Our kitchen was in full-swing this morning as we prepared pickles and pound cake to celebrate this holy weekend. Because this is a time to celebrate. We have almost made it through the long forty days as we have followed Jesus’ life and ministry. We have wondered what it meant for this teacher to be revealed as Messiah and King. We have grieved as we witnessed in anguish his unjust death.
It might not seem like pound cake and pickles would evoke the reminder of how death steals loved ones from us, but for me, this pound cake reminds me of my dad. He used to claim, “I’m not really a good cook, but I can make a pound cake.” I remember walking into the kitchen and seeing the scale on the kitchen counter and my dad standing at the mixer. His pound cake may have been the only time that 1970s burnt orange kitchen scale was used, but it stayed in the cabinet with the mixing bowls for whenever he needed it. As I altered between adding and eggs and flour this morning, it seemed unfair and unjust that my dad wouldn’t get to toast a piece with butter and eat it.

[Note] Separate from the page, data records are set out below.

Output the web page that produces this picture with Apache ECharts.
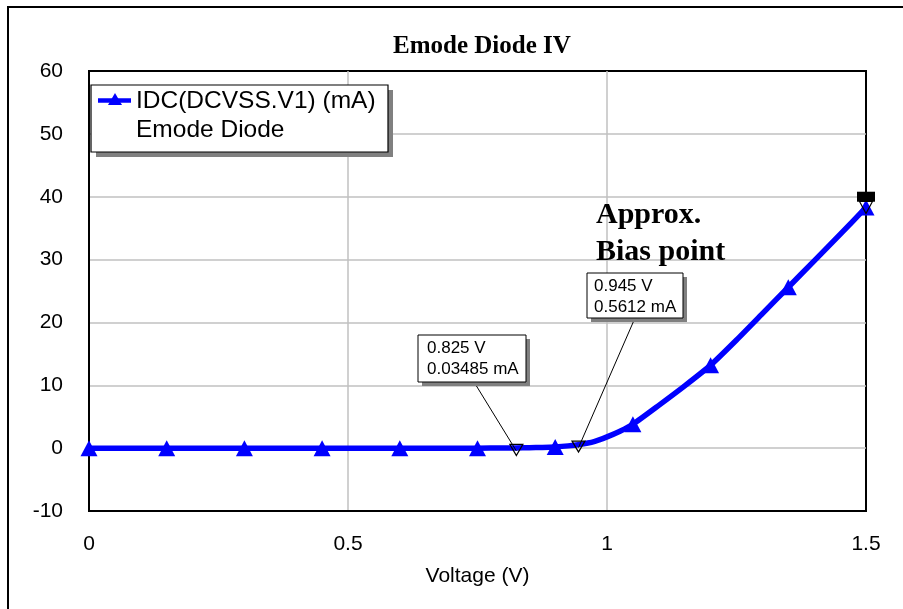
<!DOCTYPE html>
<html><head><meta charset="utf-8">
<script src="https://cdn.jsdelivr.net/npm/echarts@6/dist/echarts.min.js"></script>
<style>html,body{margin:0;padding:0;background:#fff}#c{width:903px;height:609px}</style>
</head><body><div id="c"></div>
<script>
// ---- data ----
const chartTitle = 'Emode Diode IV';
const seriesName = 'IDC(DCVSS.V1) (mA)';
const seriesSub = 'Emode Diode';
const xAxisName = 'Voltage (V)';
const curveV = [0, 0.15, 0.3, 0.45, 0.6, 0.75, 0.8, 0.825, 0.85, 0.875, 0.9, 0.925, 0.945, 0.975, 1.0, 1.025, 1.05, 1.1, 1.15, 1.2, 1.25, 1.3, 1.35, 1.4, 1.45, 1.5];
const curveI = [0, 0, 0, 0, 0, 0, 0.02, 0.035, 0.06, 0.11, 0.2, 0.36, 0.56, 1.05, 1.8, 2.7, 3.8, 6.8, 9.9, 13.2, 17.2, 21.4, 25.6, 29.8, 34.0, 38.3];
const markerV = [0, 0.15, 0.3, 0.45, 0.6, 0.75, 0.9, 1.05, 1.2, 1.35, 1.5];
const markerI = [0, 0, 0, 0, 0, 0, 0.2, 3.8, 13.2, 25.6, 38.3];
const probeV = [0.825, 0.945];
const probeI = [0.03485, 0.5612];
const probeLabels = ['0.825 V\n0.03485 mA', '0.945 V\n0.5612 mA'];
const endProbeV = 1.5, endProbeI = 38.3;
const endFlagV = 1.5, endFlagI = 40;
const noteText = 'Approx.\nBias point';
const yTicks = {min: -10, max: 60, interval: 10};
const xTicks = {min: 0, max: 1.5, interval: 0.5};

// ---- chart ----
const chart = echarts.init(document.getElementById('c'), null, {renderer: 'canvas'});
const sans = 'Liberation Sans, Arial, sans-serif';
const serif = 'Liberation Serif, Times New Roman, serif';
const BLUE = '#0000ff';

chart.setOption({
  animation: false,
  backgroundColor: '#fff',
  title: {
    text: chartTitle, left: 388, top: 29,
    textStyle: {fontFamily: serif, fontWeight: 'bold', fontSize: 25, color: '#000'}
  },
  grid: {left: 89, top: 71, right: 37, bottom: 98, show: true, borderColor: '#000', borderWidth: 2, backgroundColor: 'transparent'},
  xAxis: {
    type: 'value', min: xTicks.min, max: xTicks.max, interval: xTicks.interval,
    name: xAxisName, nameLocation: 'middle', nameGap: 55,
    nameTextStyle: {fontFamily: sans, fontSize: 21, color: '#000'},
    axisLine: {show: true, onZero: false, lineStyle: {color: '#000', width: 2}},
    axisTick: {show: false},
    axisLabel: {fontFamily: sans, fontSize: 21, color: '#000', margin: 23},
    splitLine: {show: true, showMinLine: false, showMaxLine: false, lineStyle: {color: '#c0c0c0', width: 1.5}}
  },
  yAxis: {
    type: 'value', min: yTicks.min, max: yTicks.max, interval: yTicks.interval,
    axisLine: {show: true, onZero: false, lineStyle: {color: '#000', width: 2}},
    axisTick: {show: false},
    axisLabel: {fontFamily: sans, fontSize: 21, color: '#000', margin: 26},
    splitLine: {show: true, showMinLine: false, showMaxLine: false, lineStyle: {color: '#c0c0c0', width: 1.5}}
  },
  series: [
    {
      name: seriesName, type: 'line', smooth: 0.2,
      data: curveV.map((v, i) => [v, curveI[i]]),
      showSymbol: false, symbol: 'none',
      lineStyle: {color: BLUE, width: 5.5, join: 'round', cap: 'round'},
      itemStyle: {color: BLUE},
      z: 3,
      markPoint: {
        silent: true,
        data: probeV.map((v, i) => ({
          coord: [v, probeI[i]], symbol: 'triangle', symbolRotate: 180, symbolSize: [13, 11], symbolOffset: [0, 2],
          itemStyle: {color: 'rgba(0,0,0,0)', borderColor: '#000', borderWidth: 1.2}, label: {show: false}
        })).concat([
          {coord: [endFlagV, endFlagI], symbol: 'rect', symbolSize: [18, 10], itemStyle: {color: '#000'}, label: {show: false}},
          {coord: [endProbeV, endProbeI], symbol: 'triangle', symbolRotate: 180, symbolSize: [13, 12], symbolOffset: [0, 0],
           itemStyle: {color: 'rgba(0,0,0,0)', borderColor: '#000', borderWidth: 1.2}, label: {show: false}}
        ])
      }
    },
    {
      name: seriesName + ' markers', type: 'scatter',
      data: markerV.map((v, i) => [v, markerI[i]]),
      symbol: 'triangle', symbolSize: [17, 16],
      itemStyle: {color: BLUE, opacity: 1}, z: 4, silent: true
    }
  ]
});

// ---- annotations placed from the library's own scales ----
const px = (v, i) => chart.convertToPixel({gridIndex: 0}, [v, i]);
const graphics = [];
// outer frame
graphics.push({type: 'rect', shape: {x: 8, y: 7, width: 1000, height: 1000}, style: {fill: 'none', stroke: '#000', lineWidth: 2}, z: 0, silent: true});

// legend box
const lg = {x: 91, y: 85, w: 297, h: 67};
graphics.push({type: 'rect', shape: {x: lg.x + 5, y: lg.y + 5, width: lg.w, height: lg.h}, style: {fill: '#808080'}, z: 20});
graphics.push({type: 'rect', shape: {x: lg.x, y: lg.y, width: lg.w, height: lg.h}, style: {fill: '#fff', stroke: '#000', lineWidth: 1.2}, z: 21});
graphics.push({type: 'line', shape: {x1: 98, y1: 100.5, x2: 131, y2: 100.5}, style: {stroke: BLUE, lineWidth: 4.5}, z: 22});
graphics.push({type: 'polygon', shape: {points: [[115, 93], [108, 105], [122, 105]]}, style: {fill: BLUE}, z: 22});
graphics.push({type: 'text', x: 136, y: 101.5, style: {text: seriesName, font: '24.5px ' + sans, fill: '#000', verticalAlign: 'middle'}, z: 22});
graphics.push({type: 'text', x: 136, y: 130, style: {text: seriesSub, font: '24.5px ' + sans, fill: '#000', verticalAlign: 'middle'}, z: 22});

// probe boxes
const boxes = [
  {x: 418, y: 335, w: 108, h: 47, tx: 427, ty: 358.5, ax: 474, ay: 382},
  {x: 587, y: 273, w: 96, h: 45, tx: 594, ty: 297, ax: 635, ay: 318}
];
boxes.forEach((b, i) => {
  const p = px(probeV[i], probeI[i]);
  graphics.push({type: 'line', shape: {x1: b.ax, y1: b.ay, x2: p[0], y2: p[1] + 3}, style: {stroke: '#000', lineWidth: 1}, z: 10});
  graphics.push({type: 'rect', shape: {x: b.x + 4, y: b.y + 4, width: b.w, height: b.h}, style: {fill: '#808080'}, z: 11});
  graphics.push({type: 'rect', shape: {x: b.x, y: b.y, width: b.w, height: b.h}, style: {fill: '#fff', stroke: '#000', lineWidth: 1}, z: 12});
  graphics.push({type: 'text', x: b.tx, y: b.ty, style: {text: probeLabels[i], font: '17px ' + sans, lineHeight: 21, fill: '#000', verticalAlign: 'middle'}, z: 13});
});

// note
graphics.push({type: 'text', x: 596, y: 233.5, style: {text: noteText, font: 'bold 30px ' + serif, lineHeight: 37, fill: '#000', verticalAlign: 'middle'}, z: 13});

chart.setOption({graphic: graphics});
</script>
</body></html>
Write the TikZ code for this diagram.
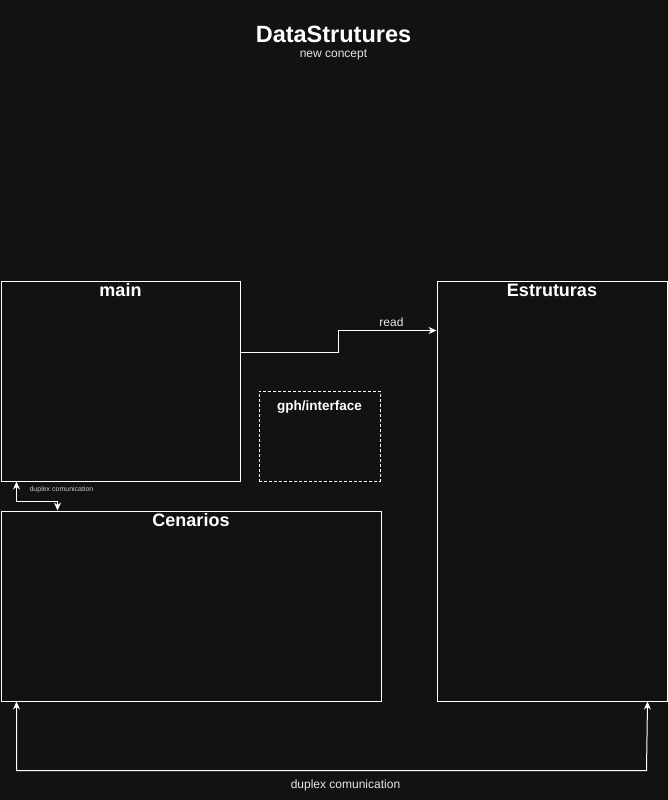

As the smell of dill filled the air while the cucumbers cured on the counter, it didn’t seem right that our Easter celebration would have something my dad loved so much and couldn’t have. Death reminds us that it is the ordinary things, sharing a meal around the table, learning to cook family recipes, and being together that are the true miracles. Perhaps that is why Jesus made sure eating together was the last thing he did with his followers. Maybe that’s why he looked at them saying, “Do this in remembrance of me.”
The silence of Holy Saturday is unnerving. We try to still our minds and bodies and sit in the finality of Jesus’ death while desperately longing for the certainty of tomorrow morning. As we watch and wait, we remember our own grief…the memories of our loved ones who have already met death, perhaps unjustly, but certainly too soon seem so much closer today.
We can’t skip ahead in this story. We must wait here in the grief and uncertainty. We must watch and wait with fear and trembling. We must stay here just a little bit longer and remember we are ash and to ash we shall return.
Make the pound cake and pickles even if it’s with tears streaming down and eat with those you love because how we spend our time really does matter for no of us knows how much we have left.